Records with drawing code
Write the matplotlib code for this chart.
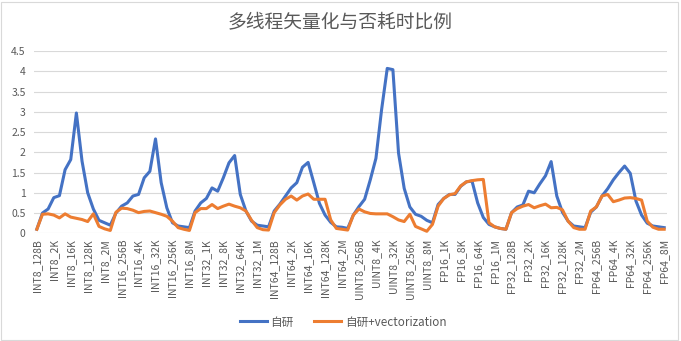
import matplotlib
matplotlib.use("Agg")
import matplotlib.pyplot as plt
from matplotlib.patches import Rectangle

plt.rcParams['font.family'] = ['Noto Sans CJK SC', 'DejaVu Sans']

types = ["INT8", "INT16", "INT32", "INT64", "UINT8", "FP16", "FP32", "FP64"]
sizes = ["128B", "256B", "1K", "2K", "4K", "8K", "16K", "32K", "64K",
         "128K", "256K", "1M", "2M", "8M"]
categories = [t + "_" + s for t in types for s in sizes]

# 自研
own = [
    0.10, 0.50, 0.60, 0.88, 0.93, 1.57, 1.82, 2.97, 1.78, 1.00, 0.60, 0.32, 0.26, 0.20,
    0.50, 0.67, 0.75, 0.92, 0.96, 1.37, 1.53, 2.33, 1.25, 0.63, 0.26, 0.18, 0.16, 0.14,
    0.55, 0.75, 0.86, 1.12, 1.04, 1.37, 1.74, 1.92, 0.96, 0.55, 0.30, 0.20, 0.18, 0.16,
    0.55, 0.72, 0.92, 1.12, 1.25, 1.63, 1.75, 1.25, 0.74, 0.45, 0.27, 0.16, 0.15, 0.12,
    0.45, 0.66, 0.84, 1.32, 1.85, 3.05, 4.07, 4.04, 1.98, 1.11, 0.65, 0.47, 0.42, 0.32,
    0.26, 0.71, 0.86, 0.96, 0.96, 1.16, 1.27, 1.29, 0.75, 0.39, 0.22, 0.16, 0.12, 0.10,
    0.51, 0.65, 0.70, 1.04, 1.00, 1.22, 1.42, 1.77, 0.92, 0.52, 0.30, 0.18, 0.16, 0.14,
    0.52, 0.65, 0.92, 1.10, 1.32, 1.50, 1.66, 1.48, 0.80, 0.45, 0.25, 0.18, 0.16, 0.14,
]

# 自研+vectorization
own_vec = [
    0.10, 0.47, 0.48, 0.45, 0.38, 0.48, 0.40, 0.37, 0.34, 0.29, 0.48, 0.17, 0.11, 0.07,
    0.52, 0.62, 0.61, 0.57, 0.51, 0.54, 0.55, 0.51, 0.47, 0.42, 0.30, 0.14, 0.10, 0.07,
    0.51, 0.61, 0.61, 0.71, 0.61, 0.67, 0.72, 0.67, 0.63, 0.55, 0.32, 0.14, 0.09, 0.08,
    0.51, 0.70, 0.84, 0.92, 0.82, 0.92, 0.97, 0.84, 0.84, 0.84, 0.33, 0.12, 0.10, 0.08,
    0.45, 0.60, 0.53, 0.49, 0.48, 0.48, 0.48, 0.41, 0.33, 0.29, 0.47, 0.17, 0.11, 0.05,
    0.22, 0.67, 0.86, 0.95, 0.98, 1.17, 1.27, 1.30, 1.32, 1.33, 0.26, 0.16, 0.12, 0.10,
    0.51, 0.61, 0.67, 0.71, 0.63, 0.68, 0.72, 0.63, 0.64, 0.58, 0.30, 0.14, 0.10, 0.10,
    0.55, 0.65, 0.92, 0.96, 0.78, 0.82, 0.87, 0.88, 0.86, 0.82, 0.30, 0.15, 0.10, 0.10,
]

W, H = 681, 341
fig = plt.figure(figsize=(W / 100, H / 100), dpi=100)
ax = fig.add_axes([34 / W, 1 - 233.3 / H, (667 - 34) / W, (233.3 - 51) / H])

x = list(range(len(categories)))
ax.plot(x, own, color="#4472C4", lw=2.2, label="自研", solid_joinstyle="round")
ax.plot(x, own_vec, color="#ED7D31", lw=2.2, label="自研+vectorization",
        solid_joinstyle="round")

ax.set_xlim(-0.5, len(categories) - 0.5)
ax.set_ylim(0, 4.5)
yt = [i * 0.5 for i in range(10)]
ax.set_yticks(yt)
ax.set_yticklabels(["%g" % v for v in yt])
ax.set_xticks(x[::3])
ax.set_xticklabels(categories[::3], rotation=90)
ax.tick_params(axis="both", length=0, colors="#595959", labelsize=7.5)
ax.tick_params(axis="x", pad=4)
ax.tick_params(axis="y", pad=6)

ax.grid(axis="y", color="#D9D9D9", lw=0.8)
ax.set_axisbelow(True)
for s in ax.spines.values():
    s.set_visible(False)

fig.text(0.5, 1 - 22 / H, "多线程矢量化与否耗时比例", ha="center", va="center",
         fontsize=13.5, color="#595959")

fig.legend(loc="center", bbox_to_anchor=(343 / W, 1 - 322 / H), ncol=2,
           frameon=False, fontsize=8.4, handlelength=2.3, columnspacing=1.8,
           handletextpad=0.3, labelcolor="#595959")

fig.patches.append(Rectangle((0.5 / W, 1.5 / H), 677 / W, 338 / H,
                             transform=fig.transFigure, fill=False,
                             edgecolor="#D9D9D9", lw=0.8))

fig.savefig("out.png", dpi=100, facecolor="white")
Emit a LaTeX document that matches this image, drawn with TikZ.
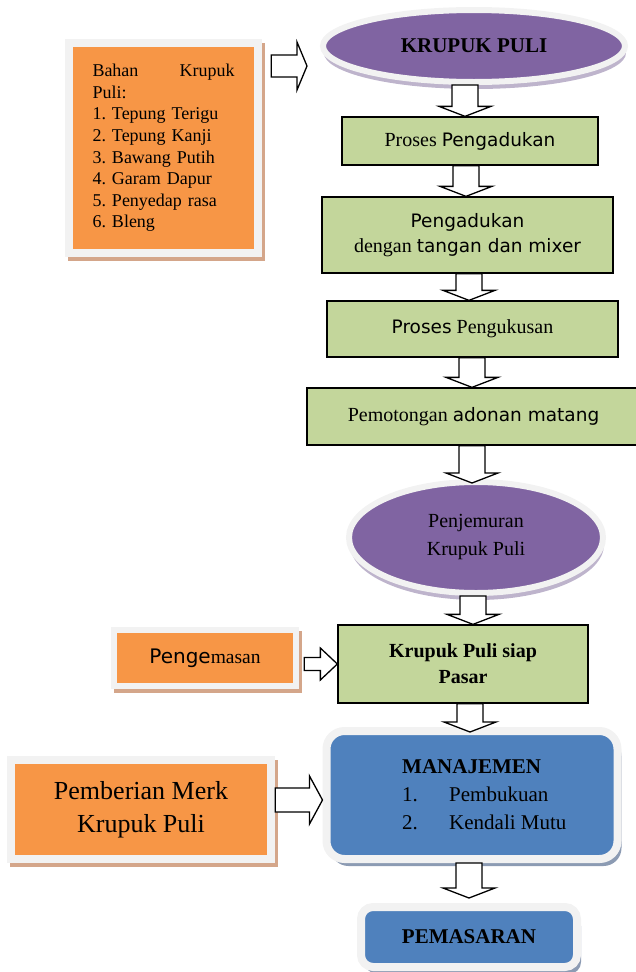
\documentclass[tikz,border=0pt]{standalone}
\usepackage{fontspec}
\setmainfont{Liberation Serif}
\newfontfamily\tahoma{DejaVu Sans}
\usetikzlibrary{shapes.geometric,shadows,calc}
\definecolor{jingga}{HTML}{F79646}
\definecolor{abubingkai}{HTML}{F2F2F2}
\definecolor{tanbayang}{HTML}{D4A68A}
\definecolor{hijau}{HTML}{C3D69B}
\definecolor{ungu}{HTML}{8064A2}
\definecolor{bayangungu}{HTML}{BEB4CC}
\definecolor{biru}{HTML}{4F81BD}
\definecolor{bayangbiru}{HTML}{8C9BB3}
\frenchspacing
\newcommand{\sansteks}[1]{{\tahoma\fontsize{18.5}{22}\selectfont #1}}
\newcommand{\panahbawah}[3]{%
  \draw[panah] let \p1=(#2), \p2=(#3), \p3=(#1,0) in
    (\x3-13pt,\y1) -- (\x3+13pt,\y1) -- (\x3+13pt,\y2+10pt) -- (\x3+26pt,\y2+10pt)
    -- (\x3,\y2) -- (\x3-26pt,\y2+10pt) -- (\x3-13pt,\y2+10pt) -- cycle;}
\newcommand{\panahkanan}[6]{%
  \draw[panah] let \p1=(#2), \p2=(#3), \p3=(0,#1) in
    (\x1,\y3+#4pt) -- (\x2-#6pt,\y3+#4pt) -- (\x2-#6pt,\y3+#5pt) -- (\x2,\y3)
    -- (\x2-#6pt,\y3-#5pt) -- (\x2-#6pt,\y3-#4pt) -- (\x1,\y3-#4pt) -- cycle;}
\tikzset{
  kotakhijau/.style={draw,fill=hijau,line width=1.3pt,inner sep=0pt,align=center},
  kotakjingga/.style={fill=abubingkai,inner sep=0pt,align=center,
    drop shadow={fill=tanbayang,opacity=1,shadow xshift=3pt,shadow yshift=-4pt},
    path picture={\fill[jingga] ([shift={(#1,-#1)}]path picture bounding box.north west)
      rectangle ([shift={(-#1,#1)}]path picture bounding box.south east);}},
  kotakjingga/.default=7pt,
  elips/.style={ellipse,fill=ungu,draw=abubingkai,line width=6pt,inner sep=0pt,align=center,
    drop shadow={fill=bayangungu,opacity=1,shadow xshift=1pt,shadow yshift=-7pt}},
  kotakbiru/.style={rectangle,rounded corners=#1,fill=biru,draw=abubingkai,line width=8pt,
    inner sep=0pt,align=center,
    drop shadow={fill=bayangbiru,opacity=1,shadow xshift=4pt,shadow yshift=-7pt}},
  kotakbiru/.default=18pt,
  panah/.style={draw,fill=white,line width=1.3pt,line join=miter},
}
\begin{document}
\begin{tikzpicture}[x=1pt,y=-1pt,font=\fontsize{20}{24}\selectfont]
  \useasboundingbox (0,0) rectangle (636,972);
  \clip (0,0) rectangle (636,972);
  \node[kotakjingga=8pt,minimum width=197pt,minimum height=218pt,text width=142pt,align=left,
    font=\fontsize{18}{21.6}\selectfont] (bahan) at (163.5,148)
    {Bahan\hfill Krupuk\\Puli:\\1. Tepung Terigu\\2. Tepung Kanji\\3. Bawang Putih\\
     4. Garam Dapur\\5. Penyedap rasa\\6. Bleng};
  \node[elips,minimum width=302pt,minimum height=72pt,font=\bfseries\fontsize{21}{25}\selectfont]
    (judul) at (474,46) {KRUPUK PULI};
  \node[kotakhijau,minimum width=256pt,minimum height=48pt] (aduk1) at (470,141)
    {Proses \sansteks{Pengadukan}};
  \node[kotakhijau,minimum width=291pt,minimum height=76pt,font=\fontsize{20}{25}\selectfont]
    (aduk2) at (467.5,235) {\sansteks{Pengadukan}\\dengan \sansteks{tangan dan mixer}};
  \node[kotakhijau,minimum width=291pt,minimum height=56pt] (kukus) at (472.5,329)
    {\sansteks{Proses} Pengukusan};
  \node[kotakhijau,minimum width=333pt,minimum height=57pt] (potong) at (473.5,416.5)
    {Pemotongan \sansteks{adonan matang}};
  \node[elips,minimum width=254pt,minimum height=111pt,font=\fontsize{20}{28}\selectfont]
    (jemur) at (476,537.5) {Penjemuran\\Krupuk Puli};
  \node[kotakhijau,minimum width=250pt,minimum height=78pt,font=\bfseries\fontsize{20}{26}\selectfont]
    (siap) at (463,664) {Krupuk Puli siap\\Pasar};
  \node[kotakjingga=6pt,minimum width=188pt,minimum height=62pt,font=\fontsize{19.5}{22}\selectfont]
    (kemas) at (205,658) {{\tahoma\fontsize{20}{22}\selectfont Penge}masan};
  \node[kotakjingga=8pt,minimum width=268pt,minimum height=107pt,font=\fontsize{26}{33}\selectfont]
    (merk) at (141,809.5) {Pemberian Merk\\Krupuk Puli};
  \node[kotakbiru,minimum width=291pt,minimum height=128pt] (manaj) at (472,795) {};
  \node[anchor=west,align=left,inner sep=0pt,font=\fontsize{21}{28}\selectfont] (manajisi) at (402,795)
    {\textbf{MANAJEMEN}\\\makebox[47pt][l]{1.}Pembukuan\\\makebox[47pt][l]{2.}Kendali Mutu};
  \node[kotakbiru=12pt,minimum width=216pt,minimum height=60pt,font=\bfseries\fontsize{21}{25}\selectfont]
    (pasar) at (469,937) {PEMASARAN};
  \panahkanan{66}{$(bahan.east)+(9,0)$}{$(judul.west)+(-13,0)$}{11}{24}{10}
  \panahbawah{465}{judul.south}{aduk1.north}
  \panahbawah{466}{aduk1.south}{aduk2.north}
  \panahbawah{469}{aduk2.south}{kukus.north}
  \panahbawah{472}{kukus.south}{potong.north}
  \panahbawah{472}{potong.south}{$(jemur.north)+(0,4)$}
  \panahbawah{473}{jemur.south}{siap.north}
  \panahkanan{664}{$(kemas.east)+(5,0)$}{siap.west}{6.5}{16}{17}
  \panahbawah{470}{siap.south}{$(manaj.north)+(0,5)$}
  \panahkanan{800}{merk.east}{manaj.west}{12}{24}{13}
  \panahbawah{469}{manaj.south}{$(pasar.north)+(0,-5)$}
\end{tikzpicture}
\end{document}
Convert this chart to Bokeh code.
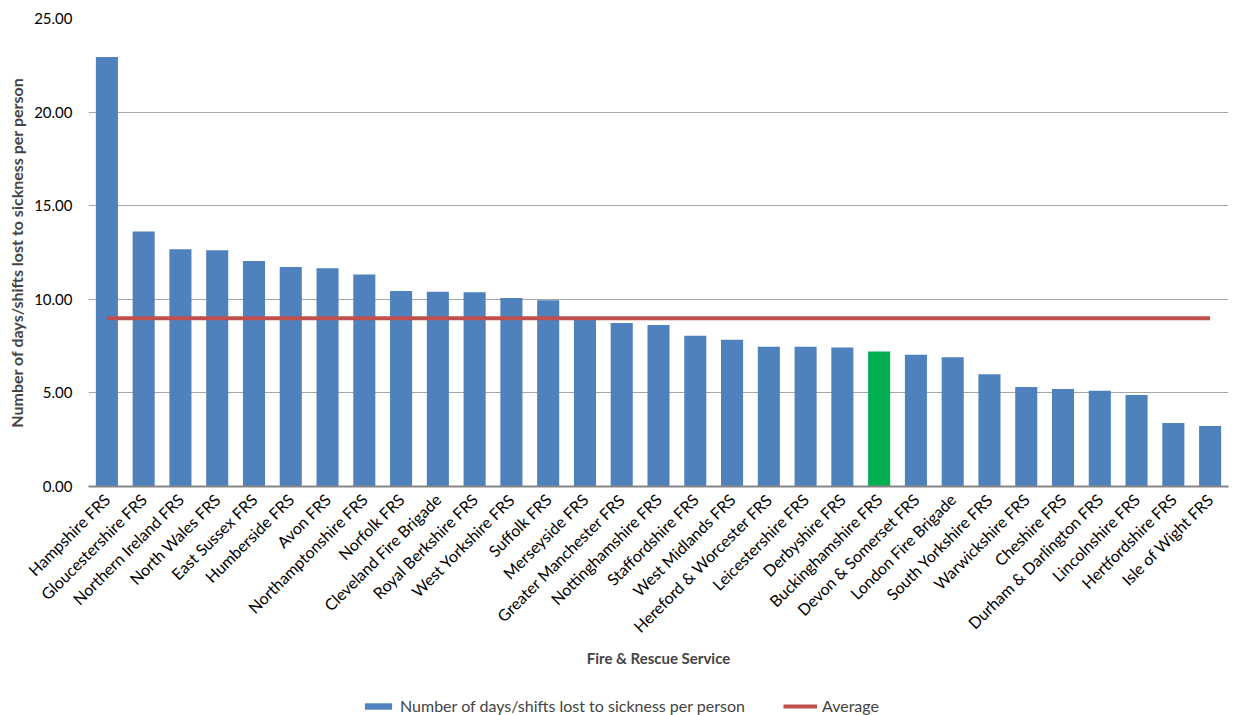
import math
from bokeh.plotting import figure
from bokeh.layouts import column
from bokeh.models import (ColumnDataSource, FactorRange, Range1d, Legend, LegendItem,
                          NumeralTickFormatter, FixedTicker)
from bokeh.embed import file_html
from bokeh.resources import INLINE

services = [
    "Hampshire FRS", "Gloucestershire FRS", "Northern Ireland FRS", "North Wales FRS",
    "East Sussex FRS", "Humberside FRS", "Avon FRS", "Northamptonshire FRS", "Norfolk FRS",
    "Cleveland Fire Brigade", "Royal Berkshire FRS", "West Yorkshire FRS", "Suffolk FRS",
    "Merseyside FRS", "Greater Manchester FRS", "Nottinghamshire FRS", "Staffordshire FRS",
    "West Midlands FRS", "Hereford & Worcester FRS", "Leicestershire FRS", "Derbyshire FRS",
    "Buckinghamshire FRS", "Devon & Somerset FRS", "London Fire Brigade",
    "South Yorkshire FRS", "Warwickshire FRS", "Cheshire FRS", "Durham & Darlington FRS",
    "Lincolnshire FRS", "Hertfordshire FRS", "Isle of Wight FRS",
]
days_lost = [
    22.95, 13.62, 12.68, 12.62, 12.05, 11.73, 11.66, 11.32, 10.45, 10.40, 10.38, 10.07,
    9.95, 8.92, 8.74, 8.63, 8.05, 7.84, 7.46, 7.46, 7.43, 7.21, 7.04, 6.91, 6.00, 5.32,
    5.21, 5.11, 4.89, 3.39, 3.23,
]
highlight = "Buckinghamshire FRS"
average_value = 8.99
y_ticks = [0, 5, 10, 15, 20, 25]
series_label = "Number of days/shifts lost to sickness per person"
average_label = "Average"

BLUE = "#4F81BD"
GREEN = "#00B050"
RED = "#C0504D"
FONT = "Lato"

colors = [GREEN if s == highlight else BLUE for s in services]
src = ColumnDataSource(dict(x=services, y=days_lost, color=colors))
avg_src = ColumnDataSource(dict(x=services, y=[average_value] * len(services)))

# ---- main chart ----
p = figure(x_range=FactorRange(*services, range_padding=0), y_range=Range1d(0, 25),
           frame_width=1140, frame_height=468, output_backend="svg",
           toolbar_location=None, min_border_left=88, min_border_top=18,
           min_border_right=2, min_border_bottom=206)

p.vbar(x="x", top="y", width=0.6, color="color", line_color=None, source=src)
p.line(x="x", y="y", line_color=RED, line_width=4, source=avg_src)

p.outline_line_color = None
p.background_fill_color = "white"
p.border_fill_color = "white"

p.xgrid.grid_line_color = None
p.ygrid.grid_line_color = "#A6A6A6"
p.ygrid.grid_line_width = 1

p.yaxis.ticker = FixedTicker(ticks=y_ticks)
p.yaxis.formatter = NumeralTickFormatter(format="0.00")
p.yaxis.axis_line_color = None
p.yaxis.major_tick_line_color = None
p.yaxis.minor_tick_line_color = None
p.yaxis.major_tick_out = 0
p.yaxis.major_tick_in = 0
p.yaxis.major_label_text_font = FONT
p.yaxis.major_label_text_font_size = "15px"
p.yaxis.major_label_text_color = "#000000"
p.yaxis.major_label_standoff = 16
p.yaxis.axis_label = "Number of days/shifts lost to sickness per person"
p.yaxis.axis_label_text_font = FONT
p.yaxis.axis_label_text_font_style = "bold"
p.yaxis.axis_label_text_font_size = "16px"
p.yaxis.axis_label_standoff = 5

p.xaxis.axis_line_color = "#868686"
p.xaxis.axis_line_width = 2
p.xaxis.major_tick_line_color = None
p.xaxis.minor_tick_line_color = None
p.xaxis.major_tick_out = 0
p.xaxis.major_tick_in = 0
p.xaxis.major_label_orientation = math.pi / 4
p.xaxis.major_label_text_font = FONT
p.xaxis.major_label_text_font_size = "16px"
p.xaxis.major_label_text_color = "#000000"
p.xaxis.major_label_standoff = 10
p.xaxis.axis_label = "Fire & Rescue Service"
p.xaxis.axis_label_text_font = FONT
p.xaxis.axis_label_text_font_style = "bold"
p.xaxis.axis_label_text_font_size = "15px"
p.xaxis.axis_label_standoff = 3

# ---- legend strip (own small figure; its y view lies far above every mark) ----
lg = figure(x_range=p.x_range, y_range=Range1d(100, 101), width=1230, height=23,
            output_backend="svg", toolbar_location=None,
            min_border=0, x_axis_location=None, y_axis_location=None)
lg.outline_line_color = None
lg.grid.visible = False
lg_bar = lg.vbar(x="x", top="y", width=0.6, color="color", line_color=None, source=src)
lg_line = lg.line(x="x", y="y", line_color=RED, line_width=4, source=avg_src)

legend = Legend(items=[
    LegendItem(label=series_label, renderers=[lg_bar], index=0),
    LegendItem(label=average_label, renderers=[lg_line]),
], orientation="horizontal", location=(273, 0))
legend.label_text_font = FONT
legend.label_text_font_size = "16px"
legend.label_height = 16
legend.glyph_width = 34
legend.glyph_height = 8
legend.spacing = 38
legend.label_standoff = 5
legend.border_line_color = None
legend.background_fill_alpha = 0
legend.padding = 2
legend.margin = 0
lg.add_layout(legend, "center")

layout = column(p, lg, spacing=0)
open("out.html", "w").write(file_html(layout, INLINE))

Exercise
Look above for the line with "Convert this chart to Bokeh code." and the line with "from bokeh.resources import INLINE"; set down those two lines and all lines between them exactly, without pictures and without anything else.

Right answer
Convert this chart to Bokeh code.
import math
from bokeh.plotting import figure
from bokeh.layouts import column
from bokeh.models import (ColumnDataSource, FactorRange, Range1d, Legend, LegendItem,
                          NumeralTickFormatter, FixedTicker)
from bokeh.embed import file_html
from bokeh.resources import INLINE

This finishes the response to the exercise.